The Pseudo-End of Anonymity

I knew this time would come. This blog and I may “disappear” here in a couple days. Thanks to all my readers, we’ll see how this stone roles. Thanks to everyone, I may come back as me. I pry won’t because my A1C will give me away pretty quickly. If I don’t get a chance to say it again, Thanks for your support and Good Luck! Never give up, Never give in and Never Quit Trying!

http://diabeticallymindnumbing.blogspot.com/2011/10/pseudo-end-of-anonymity.html

I just found your blog and now you are gone?

We’ll see what happens. There were few posts in my blog that pissed some people off. I pulled them, but we’ll have to see how the ball rolls. I would like to keep going, but admin has already come down on a previous med student blogger and I’m not going to jeopardize my career for a place to vent. If everyone can play nicely in the sandbox I’ll be here for quite a while.

Well I did not see the posts, but I hope you hang around :slight_smile:

Well, I have enjoyed reading your blog, and hope you can continue it if the admin lets you and if you have the time and energy.

One suggestion for you that I have been meaning to write to you: I’m reading a book called How Doctors Think by Jerome Groopman, MD, published in 2007, so maybe out of print. Maybe available in a library? He analyzes why doctors make serious and sometimes fatal mistakes. The vast majority of them are NOT technical errors, but mindset errors. I know you are an extremely bright guy, and I’m not worried about you at all in your acquisition of knowledge, but I would like to get you started on the thinking/analysis/emotional side of doctoring before you even start. And I don’t think they deal with that very much in medical school or internship/residency. I really hope you will find the book and read it.

We have multiple copies of the book in the med student lounge. They were donated by a physician because he thought it was really important for us to read it. I had completely forgot about it until now, but I’m def going to read it. Thanks for the advice! I always have the time and energy to blog, it just takes longer to write worthwhile posts! LOL!

I appreciate your “iniside perspective” on the practice of diabetes and medicine, particularly that recent post about teaching you “all about T1” in a slide, which would be hilarious if it wasn’t sort of true. I don’t always hang out in the “Blogs” section but I found a bunch of yours very interesting and informative, as well as amusingly acerbic.

I hope you keep on blogging Sufu. I enjoy picking up you blogs on Facebook. Cheers! Joanne

Thanks all. I appreciate your support. I’m hopeful that this doesn’t take a turn for the worst and blow up in my face.

Understand that your perception of full anonymity was wrong from the beginning. Anonymity is a spectrum, not a binary condition. You “choose” to reveal clues (including your A1c). You can be part of this community without compromising your privacy. Should you need to “remake” your identity here, you can do that. You don’t have to leave.

Do you have any clue exactly who I am and what I do in my real life?

bsc, you OBVIOUSLY work for MAD Magazine! Anyone could tell that!! LOL!!

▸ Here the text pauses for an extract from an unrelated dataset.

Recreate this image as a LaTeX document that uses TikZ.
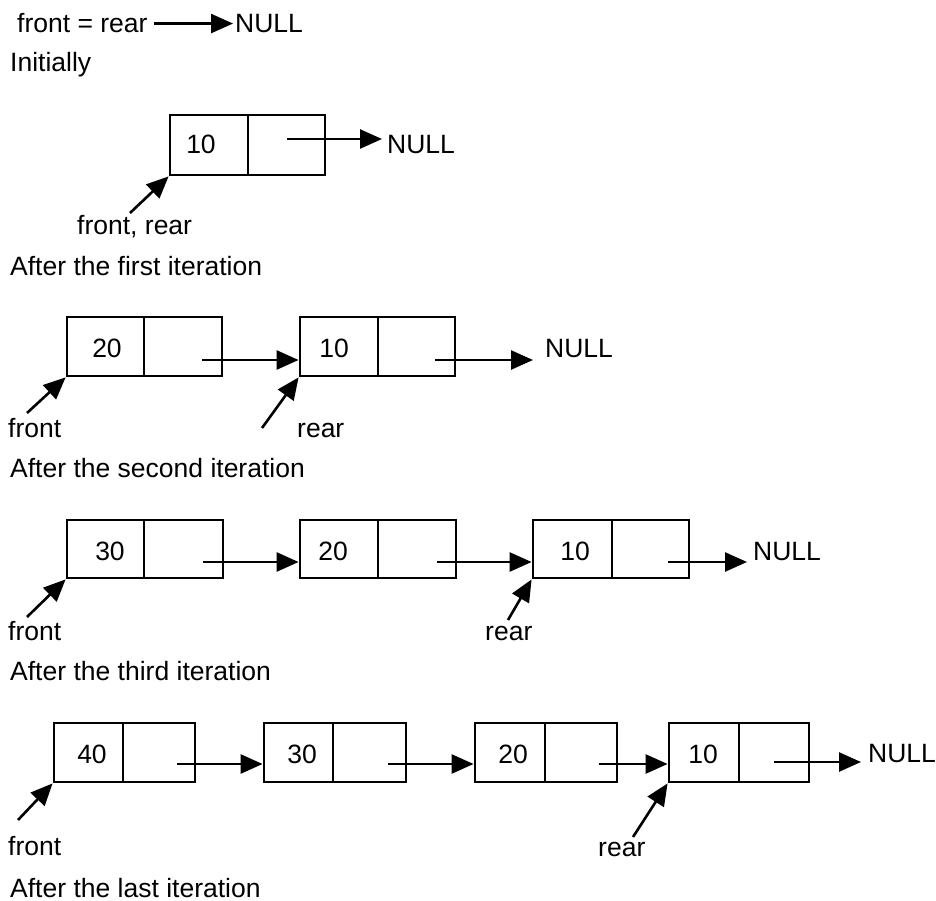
\documentclass[tikz,border=0pt]{standalone}
\usepackage{fontspec}
\setmainfont{Liberation Sans}
\usetikzlibrary{arrows.meta}
\begin{document}
\begin{tikzpicture}[x=1pt,y=-1pt,
  txt/.style={inner sep=0pt, anchor=base west, font=\fontsize{26.5pt}{30pt}\selectfont},
  num/.style={inner sep=0pt, anchor=base, font=\fontsize{26.5pt}{30pt}\selectfont},
  cell/.style={draw, line width=2.8pt, inner sep=0pt, minimum height=59pt},
  link/.style={line width=2.6pt, -{Triangle[length=22pt,width=19pt]}},
]
\useasboundingbox[fill=white] (0,0) rectangle (936,901);

% ---------- Initially ----------
\node[txt] (t0) at (17,33) {front = rear};
\node[txt] (null0) at (235,33) {NULL};
\draw[link, shorten <=6pt, shorten >=2pt] (t0.east) -- (null0.west |- t0.east);
\node[txt] (init) at (10,72) {Initially};

% ---------- first iteration ----------
\node[cell, minimum width=78pt, minimum height=60pt] (r1a) at (209,145) {};
\node[cell, minimum width=77pt, minimum height=60pt] (r1b) at (286.5,145) {};
\node[num] (n1) at (201,154) {10};
\node[txt] (null1) at (387,154) {NULL};
\coordinate (s1) at (287,139);
\draw[link, shorten >=5pt] (s1) -- (null1.west |- s1);
\coordinate (p1) at (130,213);
\draw[link] (p1) -- (r1a.south west);
\node[txt] (l1) at (77,235) {front, rear};
\node[txt] (c1) at (10,275) {After the first iteration};

% ---------- second iteration ----------
\node[cell, minimum width=77pt] (r2a1) at (105.5,346.5) {};
\node[cell, minimum width=78pt] (r2b1) at (183,346.5) {};
\node[cell, minimum width=78pt] (r2a2) at (339,346.5) {};
\node[cell, minimum width=77pt] (r2b2) at (416.5,346.5) {};
\node[num] (n21) at (107,357) {20};
\node[num] (n22) at (334,357) {10};
\node[txt] (null2) at (545,357) {NULL};
\coordinate (s21) at (202,360);
\coordinate (s22) at (435,360);
\draw[link] (s21) -- (r2a2.west |- s21);
\draw[link, shorten >=12pt] (s22) -- (null2.west |- s22);
\coordinate (f2) at (27,413);
\coordinate (q2) at (262,428);
\draw[link] (f2) -- (r2a1.south west);
\draw[link] (q2) -- (r2a2.south west);
\node[txt] (lf2) at (8,437) {front};
\node[txt] (lr2) at (297,437) {rear};
\node[txt] (c2) at (10,477) {After the second iteration};

% ---------- third iteration ----------
\node[cell, minimum width=77pt, minimum height=58pt] (r3a1) at (105.5,549) {};
\node[cell, minimum width=79pt, minimum height=58pt] (r3b1) at (183.5,549) {};
\node[cell, minimum width=78pt, minimum height=58pt] (r3a2) at (339,549) {};
\node[cell, minimum width=78pt, minimum height=58pt] (r3b2) at (417,549) {};
\node[cell, minimum width=79pt, minimum height=58pt] (r3a3) at (572.5,549) {};
\node[cell, minimum width=77pt, minimum height=58pt] (r3b3) at (650.5,549) {};
\node[num] (n31) at (110,560) {30};
\node[num] (n32) at (333,560) {20};
\node[num] (n33) at (575,560) {10};
\node[txt] (null3) at (753,560) {NULL};
\coordinate (s31) at (203,562);
\coordinate (s32) at (437,562);
\coordinate (s33) at (668,562);
\draw[link] (s31) -- (r3a2.west |- s31);
\draw[link] (s32) -- (r3a3.west |- s32);
\draw[link, shorten >=6pt] (s33) -- (null3.west |- s33);
\coordinate (f3) at (27,617);
\coordinate (q3) at (508,620);
\draw[link] (f3) -- (r3a1.south west);
\draw[link] (q3) -- (r3a3.south west);
\node[txt] (lf3) at (8,640) {front};
\node[txt] (lr3) at (485,640) {rear};
\node[txt] (c3) at (10,680) {After the third iteration};

% ---------- last iteration ----------
\node[cell, minimum width=69pt] (r4a1) at (88.5,752.5) {};
\node[cell, minimum width=72pt] (r4b1) at (159,752.5) {};
\node[cell, minimum width=69pt] (r4a2) at (298.5,752.5) {};
\node[cell, minimum width=73pt] (r4b2) at (369.5,752.5) {};
\node[cell, minimum width=70pt] (r4a3) at (510,752.5) {};
\node[cell, minimum width=72pt] (r4b3) at (581,752.5) {};
\node[cell, minimum width=70pt] (r4a4) at (704,752.5) {};
\node[cell, minimum width=70pt] (r4b4) at (774,752.5) {};
\node[num] (n41) at (92,763) {40};
\node[num] (n42) at (302,763) {30};
\node[num] (n43) at (513,763) {20};
\node[num] (n44) at (703,763) {10};
\node[txt] (null4) at (868,762) {NULL};
\coordinate (s41) at (177,764);
\coordinate (s42) at (388,764);
\coordinate (s43) at (599,764);
\coordinate (s44) at (774,762);
\draw[link] (s41) -- (r4a2.west |- s41);
\draw[link] (s42) -- (r4a3.west |- s42);
\draw[link] (s43) -- (r4a4.west |- s43);
\draw[link, shorten >=7pt] (s44) -- (null4.west |- s44);
\coordinate (f4) at (18,820);
\coordinate (q4) at (633,837);
\draw[link] (f4) -- (r4a1.south west);
\draw[link] (q4) -- (r4a4.south west);
\node[txt] (lf4) at (8,855) {front};
\node[txt] (lr4) at (598,856) {rear};
\node[txt] (c4) at (10,897) {After the last iteration};
\end{tikzpicture}
\end{document}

And I really don’t care what SuFu’s real identity is. I just want the benefit of his musings, because he has a unique perspective. If they close down his blog at blogspot, he can always blog here – there are lots of us who will continue to read him! :slight_smile:

Do I misunderstand who SuFu is referring to ?? My impression : referring to his class mates and the Admin at Med School , not anyone on TuD . …I could be off base .

Many of us cannot speak openly about our work or career pursuits, that is just the way it is. The fact that SuFu can’t publicly criticize his school without backlash is not surprising. He can however speak generally here about medical education and we do hope he continues.

ps. And I don’t work for mad magazine, nice guess.

I also enjoy reading this blog. Hope you can stay in some form!